During last month’s meeting, stakeholders decided to investigate alternatives to the in-vessel facility and to place a hold on the development of the windrow facility for approximately six months as those alternatives are reviewed. In the meantime, a request for Statement of Qualifications has been issued: Brown County Land Conservation, in conjunction with private and municipal industries, is seeking qualified companies to handle organic biosolids from dairy farms, meatpackers and rendering facilities. Ability to handle municipal wastewater sludge may also be considered. Parties interested in submitting a Statement of Qualifications indicating experience with composting and/or alternative technologies are asked to contact Brad Holtz, Brown County Land Conservation, 1150 Bellevue St., Green Bay WI 54302, 920-391-4630. Stakeholder members who partnered to pay for the $100,000 feasibility study include Brown County Land Conservation Department (BCLCD), the Green Bay Metropolitan Sewerage District (GBMSD), Packerland Packing, Anamax Corporation, Environmental Defense, Schreiber Foods, and WPS Resources.

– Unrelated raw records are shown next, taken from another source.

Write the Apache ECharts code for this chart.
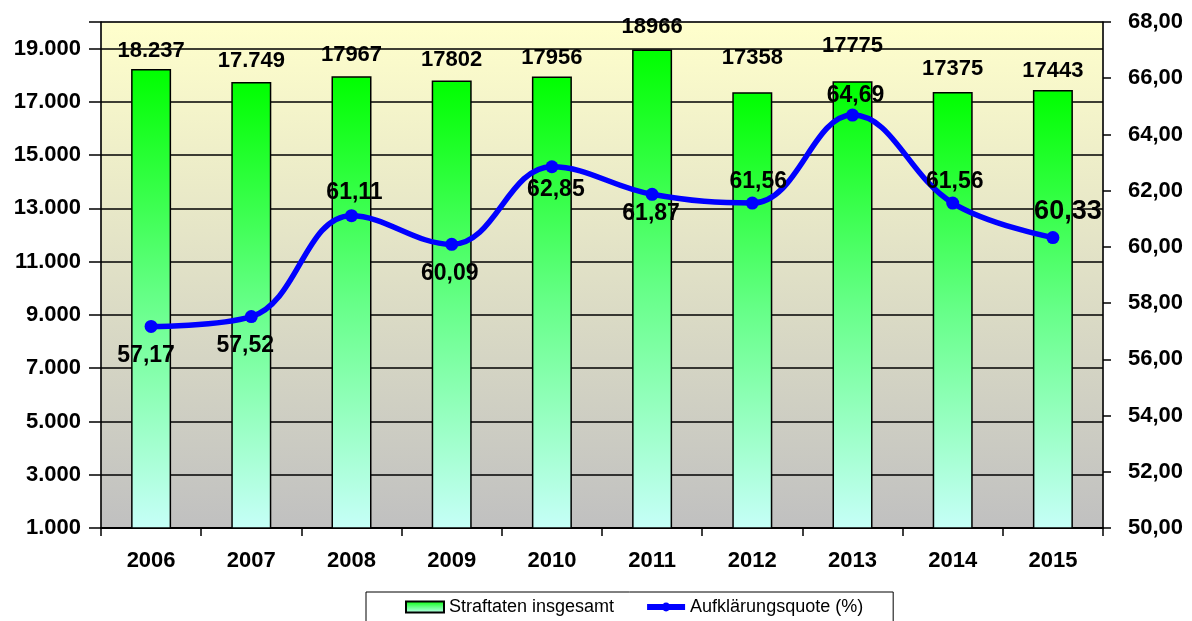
<!DOCTYPE html>
<html><head><meta charset="utf-8">
<script src="https://cdn.jsdelivr.net/npm/echarts@6/dist/echarts.min.js"></script>
<style>html,body{margin:0;padding:0;background:#fff}#c{width:1192px;height:621px}</style>
</head><body><div id="c"></div>
<script>
const years = ['2006','2007','2008','2009','2010','2011','2012','2013','2014','2015'];
const straftaten = [18237, 17749, 17967, 17802, 17956, 18966, 17358, 17775, 17375, 17443];
const straftatenLabels = ['18.237','17.749','17967','17802','17956','18966','17358','17775','17375','17443'];
const quote = [57.17, 57.52, 61.11, 60.09, 62.85, 61.87, 61.56, 64.69, 61.56, 60.33];

const FONT = '"Liberation Sans", Arial, sans-serif';
const de = v => String(v).replace(/\B(?=(\d{3})+(?!\d))/g, '.');
const dec = v => v.toFixed(2).replace('.', ',');

// label placement for the line points and bars (styling only)
const linePos = ['bottom','bottom','top','bottom','bottom','bottom','top','top','top','top'];
const lineOff = [[-5,3],[-6,3],[3,3],[-2,3],[4,-3],[-1,-7],[6,5],[3,7],[2,5],[15,2]];
const barDist = [7,10,10,10,7,12,23,24,12,8];

const chart = echarts.init(document.getElementById('c'), null, {renderer:'canvas'});
chart.setOption({
  animation:false,
  textStyle:{fontFamily:FONT},
  grid:{left:101,right:89,top:22,bottom:93,show:true,borderWidth:1,borderColor:'#888',
    backgroundColor:new echarts.graphic.LinearGradient(0,0,0,1,[{offset:0,color:'#FFFFCC'},{offset:1,color:'#C0C0C0'}])},
  legend:{
    left:366, top:592, padding:[6,30,10,39], itemGap:30,
    backgroundColor:'#fff', borderColor:'#000', borderWidth:1, borderRadius:0,
    itemWidth:38, itemHeight:11,
    lineStyle:{width:6},
    textStyle:{fontFamily:FONT,fontSize:18,color:'#000'},
    data:[{name:'Straftaten insgesamt',icon:'rect'},{name:'Aufklärungsquote (%)'}]
  },
  xAxis:{type:'category',data:years,boundaryGap:true,
    axisLine:{lineStyle:{color:'#000',width:2}},
    axisTick:{show:true,alignWithLabel:false,length:8,lineStyle:{color:'#000',width:1.5}},
    axisLabel:{fontFamily:FONT,fontSize:22,fontWeight:'bold',color:'#000',margin:22}
  },
  yAxis:[
    {type:'value',min:1000,max:20000,interval:2000,position:'left',
     axisLine:{show:true,lineStyle:{color:'#000',width:1.5}},
     axisTick:{show:true,length:12,lineStyle:{color:'#000',width:1.5}},
     splitLine:{show:true,lineStyle:{color:'#000',width:1.5}},
     axisLabel:{fontFamily:FONT,fontSize:22,fontWeight:'bold',color:'#000',margin:20,
       formatter:v=> v>19000 ? '' : de(v)}},
    {type:'value',min:50,max:68,interval:2,position:'right',
     axisLine:{show:true,lineStyle:{color:'#000',width:1.5}},
     axisTick:{show:true,length:8,lineStyle:{color:'#000',width:1.5}},
     splitLine:{show:false},
     axisLabel:{fontFamily:FONT,fontSize:22,fontWeight:'bold',color:'#000',margin:25,
       formatter:v=>dec(v)}}
  ],
  series:[
    {name:'Straftaten insgesamt',type:'bar',yAxisIndex:0,barWidth:40,
     itemStyle:{borderColor:'#000',borderWidth:1.5,
       color:new echarts.graphic.LinearGradient(0,0,0,1,[{offset:0,color:'#00FF00'},{offset:0.5,color:'#66FF88'},{offset:1,color:'#C6FFF8'}])},
     data:straftaten.map((v,i)=>({value:v,label:{show:true,position:'top',distance:barDist[i],
       formatter:()=>straftatenLabels[i],fontFamily:FONT,fontSize:22,fontWeight:'bold',color:'#000'}}))
    },
    {name:'Aufklärungsquote (%)',type:'line',yAxisIndex:1,smooth:0.4,z:5,
     symbol:'circle',symbolSize:13,
     lineStyle:{color:'#0000FF',width:5.5},
     itemStyle:{color:'#0000FF'},
     data:quote.map((v,i)=>({value:v,label:{show:true,position:linePos[i],offset:lineOff[i],distance:8,
       formatter:p=>dec(p.value),fontFamily:FONT,fontSize:i===9?27:23,fontWeight:'bold',color:'#000'}}))
    }
  ]
});
</script></body></html>
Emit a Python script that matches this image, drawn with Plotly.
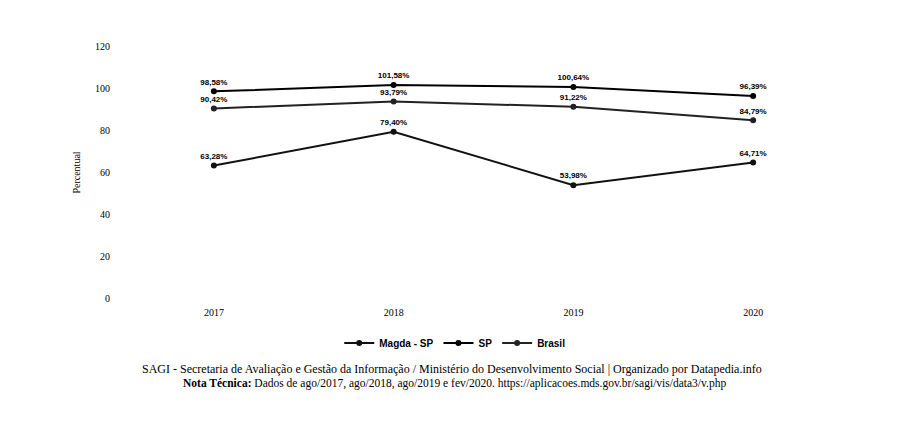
import plotly.graph_objects as go

years = [2017, 2018, 2019, 2020]
year_labels = ["2017", "2018", "2019", "2020"]
magda_sp = [63.28, 79.40, 53.98, 64.71]
sp = [98.58, 101.58, 100.64, 96.39]
brasil = [90.42, 93.79, 91.22, 84.79]

series = [("Magda - SP", magda_sp, "#111111"),
          ("SP", sp, "#000000"),
          ("Brasil", brasil, "#222222")]

def fmt(v):
    return f"{v:.2f}".replace(".", ",") + "%"

fig = go.Figure()
for name, vals, col in series:
    fig.add_trace(go.Scatter(
        x=years, y=vals, name=name, mode="lines+markers+text",
        line=dict(color=col, width=2),
        marker=dict(color=col, size=6),
        text=[fmt(v) for v in vals], textposition="top center",
        textfont=dict(family="Liberation Sans", size=8, color="#000000", weight="bold"),
        cliponaxis=False,
    ))

fig.update_layout(
    width=900, height=442,
    paper_bgcolor="white", plot_bgcolor="white",
    margin=dict(l=116, r=65, t=32, b=145),
    font=dict(family="Liberation Serif", color="#000000", size=10),
    xaxis=dict(range=[2016.5, 2020.5], tickmode="array", tickvals=years,
               ticktext=year_labels, showgrid=False, zeroline=False,
               showline=False, ticks="", tickfont=dict(size=10)),
    yaxis=dict(range=[-3, 123], tickvals=[0, 20, 40, 60, 80, 100, 120],
               showgrid=False, zeroline=False, showline=False, ticks="",
               ticklabelstandoff=13,
               title=dict(text="Percentual", font=dict(size=10), standoff=12),
               tickfont=dict(size=10)),
    legend=dict(orientation="h", x=0.46, xanchor="center", y=-0.143,
                yanchor="middle", font=dict(family="Liberation Sans", size=10,
                                            weight="bold"),
                itemwidth=30, tracegroupgap=0),
    showlegend=True,
)

fig.add_annotation(
    text="SAGI - Secretaria de Avaliação e Gestão da Informação / Ministério do Desenvolvimento Social | Organizado por Datapedia.info",
    xref="paper", yref="paper", x=0.456, y=-0.242, showarrow=False,
    xanchor="center", yanchor="middle", font=dict(size=12, family="Liberation Serif"))
fig.add_annotation(
    text="<b>Nota Técnica:</b> Dados de ago/2017, ago/2018, ago/2019 e fev/2020. https://aplicacoes.mds.gov.br/sagi/vis/data3/v.php",
    xref="paper", yref="paper", x=0.46, y=-0.298, showarrow=False,
    xanchor="center", yanchor="middle", font=dict(size=11.5, family="Liberation Serif"))

fig.write_html("out.html")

Complete results of the study can be viewed on either the BCLCD website (www.co.brown.wi.us/Land Conservation) or the GBMSD website (www.gbmsd.org).
San Francisco, California
WOOD AND OTHER CONSTRUCTION DEBRIS GET HEAVY DUTY RECOVERY AT SITES
Debris boxes of “mixed resources” are brought daily to the city’s Recycling & Disposal Integrated Material Recovery Facility where elevated conveyor lines, magnets, shaker screens and hand sorting combine to separate 275 tons of feedstocks daily. Between 74 and 77 percent of material unloaded on the tipping floor are reused or made into new products. For example, metals are taken to an East Bay scrap yard for shipment to foundries. Concrete is crushed for use in road construction and in mixing new cement for sidewalks. Golden Gate and Sunset Debris Box companies deliver and pick up at least 50 debris boxes a day. Other routes are taken for cardboard, unpainted wood, metal and sheetrock.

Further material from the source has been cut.